Task to complete —
Starting at the first line of the listing below, repeat each line up to and including the one containing "Serif', 'Times New". Leave out pictures.

Given material —

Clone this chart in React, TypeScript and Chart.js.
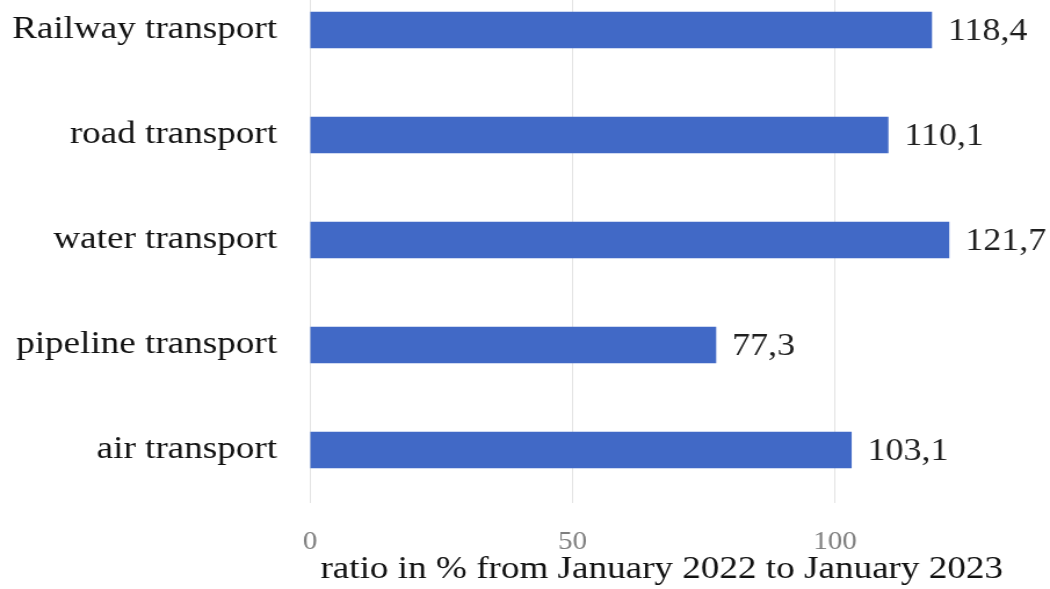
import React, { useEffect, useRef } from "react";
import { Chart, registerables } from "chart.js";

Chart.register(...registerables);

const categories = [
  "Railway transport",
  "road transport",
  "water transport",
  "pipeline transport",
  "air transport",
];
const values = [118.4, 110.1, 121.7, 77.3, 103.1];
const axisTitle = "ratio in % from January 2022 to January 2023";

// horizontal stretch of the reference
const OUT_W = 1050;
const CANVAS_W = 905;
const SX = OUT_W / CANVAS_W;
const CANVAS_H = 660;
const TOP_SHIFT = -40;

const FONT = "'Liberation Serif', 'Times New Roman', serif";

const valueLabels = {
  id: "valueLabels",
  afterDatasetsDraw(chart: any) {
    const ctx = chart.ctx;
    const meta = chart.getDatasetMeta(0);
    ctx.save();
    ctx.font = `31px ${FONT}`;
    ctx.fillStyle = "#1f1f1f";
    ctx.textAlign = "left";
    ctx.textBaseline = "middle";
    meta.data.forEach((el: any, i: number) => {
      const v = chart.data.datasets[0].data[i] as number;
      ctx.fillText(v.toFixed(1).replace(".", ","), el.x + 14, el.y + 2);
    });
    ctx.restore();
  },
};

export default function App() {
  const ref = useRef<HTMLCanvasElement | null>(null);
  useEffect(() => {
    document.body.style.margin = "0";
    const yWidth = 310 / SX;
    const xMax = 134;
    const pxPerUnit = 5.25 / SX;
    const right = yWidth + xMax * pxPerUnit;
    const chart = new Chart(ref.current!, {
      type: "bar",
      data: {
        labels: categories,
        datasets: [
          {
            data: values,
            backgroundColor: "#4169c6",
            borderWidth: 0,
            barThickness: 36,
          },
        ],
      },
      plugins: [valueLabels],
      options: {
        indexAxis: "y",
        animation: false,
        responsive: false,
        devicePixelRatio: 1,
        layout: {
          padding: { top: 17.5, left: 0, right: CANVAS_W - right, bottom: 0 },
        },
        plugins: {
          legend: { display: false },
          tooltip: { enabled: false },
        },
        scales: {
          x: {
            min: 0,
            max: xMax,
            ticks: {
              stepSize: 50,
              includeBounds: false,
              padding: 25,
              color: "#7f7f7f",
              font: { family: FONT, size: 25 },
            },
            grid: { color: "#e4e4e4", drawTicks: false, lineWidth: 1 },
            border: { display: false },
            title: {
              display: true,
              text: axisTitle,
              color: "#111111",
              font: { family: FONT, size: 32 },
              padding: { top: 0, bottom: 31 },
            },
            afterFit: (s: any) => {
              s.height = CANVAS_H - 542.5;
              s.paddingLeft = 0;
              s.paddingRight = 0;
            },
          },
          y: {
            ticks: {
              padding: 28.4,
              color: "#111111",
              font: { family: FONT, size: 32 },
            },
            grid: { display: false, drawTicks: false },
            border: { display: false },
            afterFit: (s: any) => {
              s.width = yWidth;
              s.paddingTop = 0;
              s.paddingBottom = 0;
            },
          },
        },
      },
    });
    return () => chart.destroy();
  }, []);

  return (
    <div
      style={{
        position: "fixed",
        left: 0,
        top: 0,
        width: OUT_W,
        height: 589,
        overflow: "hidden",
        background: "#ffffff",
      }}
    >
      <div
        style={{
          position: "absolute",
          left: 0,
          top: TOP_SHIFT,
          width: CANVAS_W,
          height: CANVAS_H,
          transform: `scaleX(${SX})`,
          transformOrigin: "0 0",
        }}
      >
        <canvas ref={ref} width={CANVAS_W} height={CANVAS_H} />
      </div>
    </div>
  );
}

Complete answer —
Clone this chart in React, TypeScript and Chart.js.
import React, { useEffect, useRef } from "react";
import { Chart, registerables } from "chart.js";

Chart.register(...registerables);

const categories = [
  "Railway transport",
  "road transport",
  "water transport",
  "pipeline transport",
  "air transport",
];
const values = [118.4, 110.1, 121.7, 77.3, 103.1];
const axisTitle = "ratio in % from January 2022 to January 2023";

// horizontal stretch of the reference
const OUT_W = 1050;
const CANVAS_W = 905;
const SX = OUT_W / CANVAS_W;
const CANVAS_H = 660;
const TOP_SHIFT = -40;

const FONT = "'Liberation Serif', 'Times New Roman', serif";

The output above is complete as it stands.